+++ Provided data

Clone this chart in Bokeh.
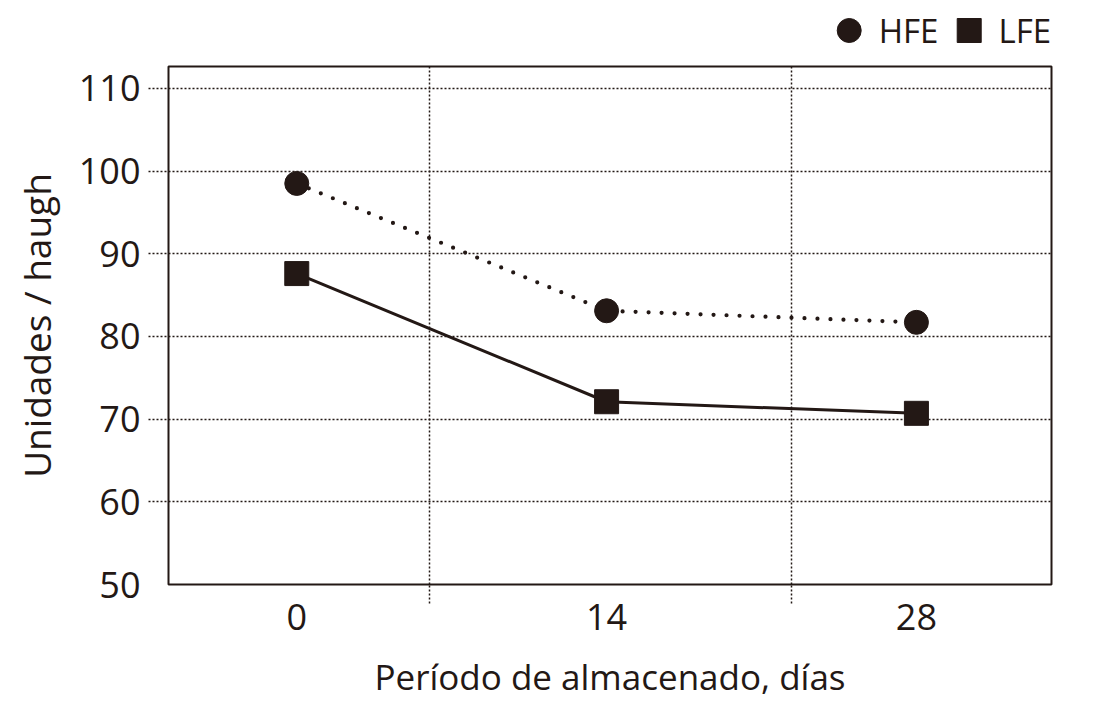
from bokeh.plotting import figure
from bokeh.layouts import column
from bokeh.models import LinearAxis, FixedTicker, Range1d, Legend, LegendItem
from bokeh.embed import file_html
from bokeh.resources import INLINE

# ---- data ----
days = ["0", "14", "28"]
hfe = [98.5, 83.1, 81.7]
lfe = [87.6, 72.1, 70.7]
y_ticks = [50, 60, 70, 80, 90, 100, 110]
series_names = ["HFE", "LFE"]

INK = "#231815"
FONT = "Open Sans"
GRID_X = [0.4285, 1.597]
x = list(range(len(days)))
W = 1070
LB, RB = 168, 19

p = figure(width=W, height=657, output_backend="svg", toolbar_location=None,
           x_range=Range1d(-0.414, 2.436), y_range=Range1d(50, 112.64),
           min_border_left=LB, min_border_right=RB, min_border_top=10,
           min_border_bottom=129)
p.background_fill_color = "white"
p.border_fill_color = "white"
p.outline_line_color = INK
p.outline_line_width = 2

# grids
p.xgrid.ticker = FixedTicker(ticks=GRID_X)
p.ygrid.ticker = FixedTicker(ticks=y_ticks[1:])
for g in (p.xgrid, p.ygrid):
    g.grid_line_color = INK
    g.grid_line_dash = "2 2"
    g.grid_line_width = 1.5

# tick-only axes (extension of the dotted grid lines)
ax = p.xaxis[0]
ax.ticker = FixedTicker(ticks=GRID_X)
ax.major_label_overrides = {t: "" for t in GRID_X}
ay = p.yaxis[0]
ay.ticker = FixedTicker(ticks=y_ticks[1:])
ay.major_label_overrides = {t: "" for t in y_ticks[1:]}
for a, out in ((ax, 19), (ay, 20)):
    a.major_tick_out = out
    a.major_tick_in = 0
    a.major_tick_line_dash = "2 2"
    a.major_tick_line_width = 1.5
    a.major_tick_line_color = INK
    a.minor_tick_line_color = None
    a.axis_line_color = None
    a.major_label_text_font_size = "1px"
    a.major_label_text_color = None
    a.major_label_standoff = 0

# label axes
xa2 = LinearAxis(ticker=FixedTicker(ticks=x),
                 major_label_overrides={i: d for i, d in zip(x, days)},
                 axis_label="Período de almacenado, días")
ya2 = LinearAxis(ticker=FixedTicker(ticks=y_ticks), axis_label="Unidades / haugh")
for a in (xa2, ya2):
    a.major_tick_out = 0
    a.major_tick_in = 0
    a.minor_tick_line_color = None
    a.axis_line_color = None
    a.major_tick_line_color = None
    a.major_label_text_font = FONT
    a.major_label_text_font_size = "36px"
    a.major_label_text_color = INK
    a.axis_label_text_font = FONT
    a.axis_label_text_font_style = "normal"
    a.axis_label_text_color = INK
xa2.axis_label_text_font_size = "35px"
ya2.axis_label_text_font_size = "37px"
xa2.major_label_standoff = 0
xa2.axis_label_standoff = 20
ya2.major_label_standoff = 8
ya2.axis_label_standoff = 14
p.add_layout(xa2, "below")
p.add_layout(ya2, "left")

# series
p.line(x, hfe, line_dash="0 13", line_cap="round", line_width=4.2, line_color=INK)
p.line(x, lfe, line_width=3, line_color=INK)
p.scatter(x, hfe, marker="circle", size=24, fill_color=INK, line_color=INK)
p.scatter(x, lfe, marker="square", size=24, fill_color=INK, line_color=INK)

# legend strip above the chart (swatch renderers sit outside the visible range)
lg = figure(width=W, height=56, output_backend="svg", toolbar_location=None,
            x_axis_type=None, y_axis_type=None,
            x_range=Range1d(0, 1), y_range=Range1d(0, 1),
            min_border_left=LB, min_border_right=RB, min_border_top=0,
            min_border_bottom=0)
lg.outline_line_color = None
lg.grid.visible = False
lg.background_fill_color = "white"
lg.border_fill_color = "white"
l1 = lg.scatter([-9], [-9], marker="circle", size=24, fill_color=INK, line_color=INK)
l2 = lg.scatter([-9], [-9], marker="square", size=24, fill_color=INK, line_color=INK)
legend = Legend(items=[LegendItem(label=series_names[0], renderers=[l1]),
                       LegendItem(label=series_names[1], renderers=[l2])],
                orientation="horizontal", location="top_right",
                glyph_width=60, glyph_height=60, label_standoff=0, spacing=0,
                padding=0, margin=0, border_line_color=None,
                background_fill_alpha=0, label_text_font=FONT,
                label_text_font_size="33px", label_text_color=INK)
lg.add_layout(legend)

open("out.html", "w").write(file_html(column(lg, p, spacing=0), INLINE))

++++++

_Prompt_
Give back only a number, the number of lines where the string "chart" occurs.

_Full output_
2